What to produce: Copy, from the entries below, each line where the word "this" can be found.
>> begin Records supplied
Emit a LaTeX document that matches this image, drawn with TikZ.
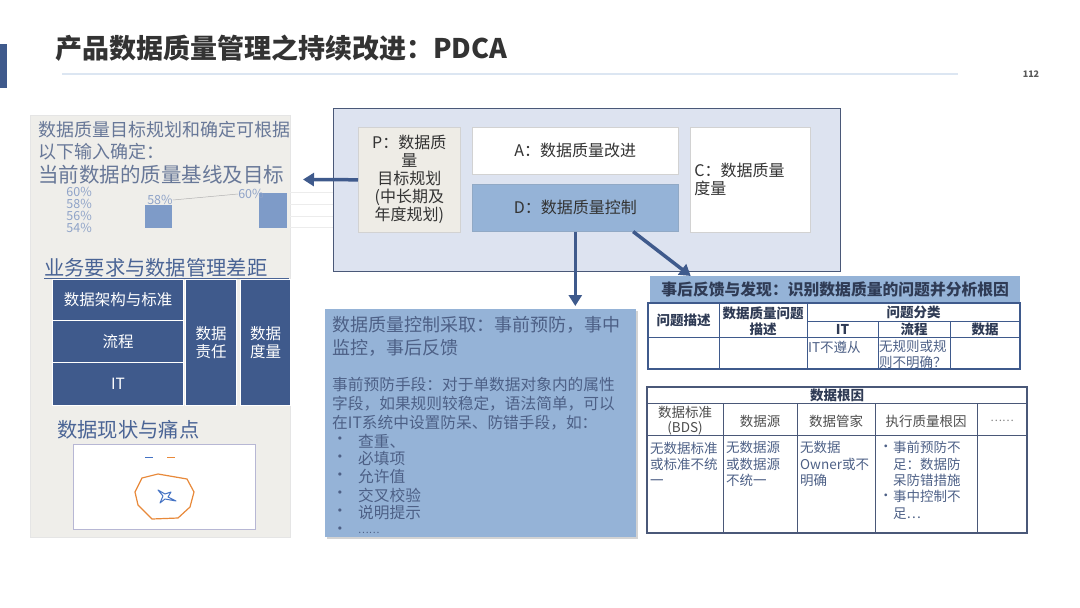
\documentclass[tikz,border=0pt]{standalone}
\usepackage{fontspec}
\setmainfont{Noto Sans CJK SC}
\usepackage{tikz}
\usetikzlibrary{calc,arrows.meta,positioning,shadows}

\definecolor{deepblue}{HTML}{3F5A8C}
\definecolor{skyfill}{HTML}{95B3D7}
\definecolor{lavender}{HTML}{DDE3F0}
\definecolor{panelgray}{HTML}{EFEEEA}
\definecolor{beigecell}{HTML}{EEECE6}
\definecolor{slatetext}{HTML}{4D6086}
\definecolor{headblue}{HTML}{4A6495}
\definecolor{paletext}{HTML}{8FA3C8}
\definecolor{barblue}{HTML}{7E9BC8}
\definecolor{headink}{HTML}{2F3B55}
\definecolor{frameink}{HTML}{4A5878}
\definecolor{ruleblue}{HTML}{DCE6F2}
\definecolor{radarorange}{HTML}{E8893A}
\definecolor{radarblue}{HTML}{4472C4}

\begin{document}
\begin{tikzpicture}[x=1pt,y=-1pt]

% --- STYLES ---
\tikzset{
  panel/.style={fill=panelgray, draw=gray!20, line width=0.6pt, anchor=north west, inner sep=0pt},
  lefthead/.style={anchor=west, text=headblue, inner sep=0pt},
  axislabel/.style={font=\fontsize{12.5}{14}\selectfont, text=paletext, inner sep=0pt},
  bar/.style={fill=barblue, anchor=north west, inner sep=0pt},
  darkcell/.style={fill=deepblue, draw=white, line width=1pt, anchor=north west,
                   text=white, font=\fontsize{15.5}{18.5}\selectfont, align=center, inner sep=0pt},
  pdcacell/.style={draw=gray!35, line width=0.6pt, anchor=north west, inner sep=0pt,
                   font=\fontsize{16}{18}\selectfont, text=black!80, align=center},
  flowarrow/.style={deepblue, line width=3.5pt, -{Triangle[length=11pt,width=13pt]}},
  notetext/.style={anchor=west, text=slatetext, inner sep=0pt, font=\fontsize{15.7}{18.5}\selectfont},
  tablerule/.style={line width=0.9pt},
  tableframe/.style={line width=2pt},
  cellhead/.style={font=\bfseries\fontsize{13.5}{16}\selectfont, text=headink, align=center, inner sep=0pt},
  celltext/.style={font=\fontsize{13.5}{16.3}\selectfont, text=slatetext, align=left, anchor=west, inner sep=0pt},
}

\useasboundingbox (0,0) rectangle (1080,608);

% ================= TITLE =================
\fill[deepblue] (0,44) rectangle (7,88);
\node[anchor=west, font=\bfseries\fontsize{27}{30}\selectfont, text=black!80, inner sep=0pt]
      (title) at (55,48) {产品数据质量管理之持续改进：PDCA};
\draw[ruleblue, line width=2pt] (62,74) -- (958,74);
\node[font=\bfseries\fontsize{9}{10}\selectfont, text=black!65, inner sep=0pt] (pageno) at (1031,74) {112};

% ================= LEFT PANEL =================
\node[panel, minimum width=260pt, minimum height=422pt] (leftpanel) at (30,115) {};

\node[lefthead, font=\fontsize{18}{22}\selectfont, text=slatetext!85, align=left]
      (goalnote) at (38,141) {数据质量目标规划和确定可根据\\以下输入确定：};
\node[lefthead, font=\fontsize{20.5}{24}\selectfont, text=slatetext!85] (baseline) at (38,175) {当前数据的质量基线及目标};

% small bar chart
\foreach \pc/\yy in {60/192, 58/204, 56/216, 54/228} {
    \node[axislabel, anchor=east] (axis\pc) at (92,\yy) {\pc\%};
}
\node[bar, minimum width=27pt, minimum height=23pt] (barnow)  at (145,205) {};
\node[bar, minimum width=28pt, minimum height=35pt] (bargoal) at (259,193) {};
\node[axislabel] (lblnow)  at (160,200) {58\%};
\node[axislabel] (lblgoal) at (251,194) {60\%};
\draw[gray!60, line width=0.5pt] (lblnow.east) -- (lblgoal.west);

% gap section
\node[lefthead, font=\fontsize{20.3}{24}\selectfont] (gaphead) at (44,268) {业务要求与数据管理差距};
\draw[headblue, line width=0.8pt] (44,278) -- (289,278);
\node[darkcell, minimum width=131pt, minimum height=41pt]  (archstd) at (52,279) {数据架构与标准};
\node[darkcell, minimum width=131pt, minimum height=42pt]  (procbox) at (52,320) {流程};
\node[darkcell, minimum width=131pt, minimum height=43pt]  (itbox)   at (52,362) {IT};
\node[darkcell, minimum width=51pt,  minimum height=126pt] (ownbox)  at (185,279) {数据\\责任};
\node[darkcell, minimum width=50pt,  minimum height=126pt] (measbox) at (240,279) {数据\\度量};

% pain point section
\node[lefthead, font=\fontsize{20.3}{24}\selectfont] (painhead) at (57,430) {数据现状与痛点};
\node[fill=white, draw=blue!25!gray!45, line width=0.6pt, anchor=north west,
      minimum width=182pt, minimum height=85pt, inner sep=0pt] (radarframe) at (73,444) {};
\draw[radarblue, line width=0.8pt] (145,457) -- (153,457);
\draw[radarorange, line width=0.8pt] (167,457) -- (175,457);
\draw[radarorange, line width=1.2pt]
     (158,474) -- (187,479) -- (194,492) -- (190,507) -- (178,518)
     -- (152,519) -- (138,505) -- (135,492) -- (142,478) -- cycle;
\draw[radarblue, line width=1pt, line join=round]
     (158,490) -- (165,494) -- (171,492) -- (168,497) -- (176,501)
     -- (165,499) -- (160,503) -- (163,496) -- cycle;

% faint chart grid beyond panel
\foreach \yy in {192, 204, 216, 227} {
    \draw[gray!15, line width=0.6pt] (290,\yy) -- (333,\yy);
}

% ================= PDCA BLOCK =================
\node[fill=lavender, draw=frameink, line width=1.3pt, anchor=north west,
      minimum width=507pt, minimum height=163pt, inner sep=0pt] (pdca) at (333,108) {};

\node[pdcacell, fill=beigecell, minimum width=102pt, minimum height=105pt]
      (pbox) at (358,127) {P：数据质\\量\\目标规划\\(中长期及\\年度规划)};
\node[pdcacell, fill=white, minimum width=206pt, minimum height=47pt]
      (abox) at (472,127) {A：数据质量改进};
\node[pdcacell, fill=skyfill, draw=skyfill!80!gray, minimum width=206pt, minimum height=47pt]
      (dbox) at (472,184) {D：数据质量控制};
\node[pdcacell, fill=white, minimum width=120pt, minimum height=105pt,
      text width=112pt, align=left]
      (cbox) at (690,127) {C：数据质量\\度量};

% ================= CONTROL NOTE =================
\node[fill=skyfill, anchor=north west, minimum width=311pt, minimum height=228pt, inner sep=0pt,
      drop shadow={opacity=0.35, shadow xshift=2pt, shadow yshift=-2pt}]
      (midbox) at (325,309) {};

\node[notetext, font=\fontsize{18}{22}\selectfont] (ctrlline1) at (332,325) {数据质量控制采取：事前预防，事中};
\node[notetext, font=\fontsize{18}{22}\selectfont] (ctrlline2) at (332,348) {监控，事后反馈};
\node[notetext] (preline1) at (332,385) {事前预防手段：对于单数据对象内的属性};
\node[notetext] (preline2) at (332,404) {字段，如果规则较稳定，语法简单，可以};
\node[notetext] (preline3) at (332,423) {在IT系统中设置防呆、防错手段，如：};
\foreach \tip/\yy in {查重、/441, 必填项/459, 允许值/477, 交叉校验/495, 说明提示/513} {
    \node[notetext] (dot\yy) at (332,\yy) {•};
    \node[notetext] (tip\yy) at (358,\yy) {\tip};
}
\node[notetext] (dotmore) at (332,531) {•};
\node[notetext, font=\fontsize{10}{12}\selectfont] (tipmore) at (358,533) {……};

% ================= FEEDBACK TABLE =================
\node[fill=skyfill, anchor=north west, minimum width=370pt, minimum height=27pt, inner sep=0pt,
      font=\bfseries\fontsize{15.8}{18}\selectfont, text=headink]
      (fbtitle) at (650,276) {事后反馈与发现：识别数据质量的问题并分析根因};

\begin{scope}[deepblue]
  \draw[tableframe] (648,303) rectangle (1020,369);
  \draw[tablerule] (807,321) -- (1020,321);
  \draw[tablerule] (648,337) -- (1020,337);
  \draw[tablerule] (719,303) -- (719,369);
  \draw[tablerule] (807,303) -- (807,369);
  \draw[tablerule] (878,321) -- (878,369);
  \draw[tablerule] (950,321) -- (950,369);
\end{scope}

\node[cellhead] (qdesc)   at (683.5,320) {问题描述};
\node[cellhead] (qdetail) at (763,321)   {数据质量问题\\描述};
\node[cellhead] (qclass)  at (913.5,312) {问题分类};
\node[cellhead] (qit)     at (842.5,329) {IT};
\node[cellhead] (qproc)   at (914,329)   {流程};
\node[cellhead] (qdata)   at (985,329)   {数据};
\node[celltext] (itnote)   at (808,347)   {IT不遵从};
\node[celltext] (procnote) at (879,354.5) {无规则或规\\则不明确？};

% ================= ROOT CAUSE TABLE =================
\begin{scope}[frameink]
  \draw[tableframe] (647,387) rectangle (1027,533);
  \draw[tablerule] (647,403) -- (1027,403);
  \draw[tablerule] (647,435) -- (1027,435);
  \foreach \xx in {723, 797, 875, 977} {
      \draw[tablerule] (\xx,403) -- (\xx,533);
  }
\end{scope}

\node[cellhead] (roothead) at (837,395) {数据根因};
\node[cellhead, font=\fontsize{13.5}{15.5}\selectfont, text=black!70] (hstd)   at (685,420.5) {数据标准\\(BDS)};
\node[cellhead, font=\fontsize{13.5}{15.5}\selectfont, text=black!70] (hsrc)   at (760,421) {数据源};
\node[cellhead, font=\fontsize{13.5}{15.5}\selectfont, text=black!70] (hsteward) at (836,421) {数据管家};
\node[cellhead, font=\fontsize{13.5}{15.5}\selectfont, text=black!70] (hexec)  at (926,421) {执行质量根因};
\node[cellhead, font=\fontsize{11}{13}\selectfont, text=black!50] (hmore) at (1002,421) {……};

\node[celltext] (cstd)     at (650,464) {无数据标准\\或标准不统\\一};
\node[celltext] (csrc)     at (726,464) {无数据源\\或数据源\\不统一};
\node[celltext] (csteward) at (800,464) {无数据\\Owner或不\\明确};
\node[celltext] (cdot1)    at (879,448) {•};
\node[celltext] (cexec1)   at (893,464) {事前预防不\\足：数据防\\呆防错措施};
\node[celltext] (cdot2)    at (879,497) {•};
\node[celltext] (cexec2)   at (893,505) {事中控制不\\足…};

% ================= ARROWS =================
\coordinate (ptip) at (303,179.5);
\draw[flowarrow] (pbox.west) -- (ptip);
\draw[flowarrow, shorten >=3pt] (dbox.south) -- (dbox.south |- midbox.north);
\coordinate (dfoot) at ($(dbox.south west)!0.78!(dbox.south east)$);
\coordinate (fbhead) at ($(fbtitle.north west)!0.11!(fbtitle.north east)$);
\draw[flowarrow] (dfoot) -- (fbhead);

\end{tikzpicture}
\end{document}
>> end Records supplied
>> begin Records supplied
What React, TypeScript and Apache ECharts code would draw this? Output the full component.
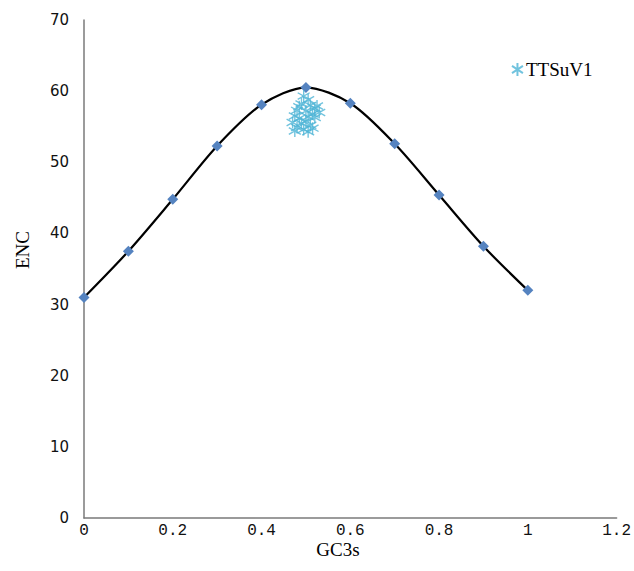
>> end Records supplied
Worked answer:
Emit a LaTeX document that matches this image, drawn with TikZ.
What React, TypeScript and Apache ECharts code would draw this? Output the full component.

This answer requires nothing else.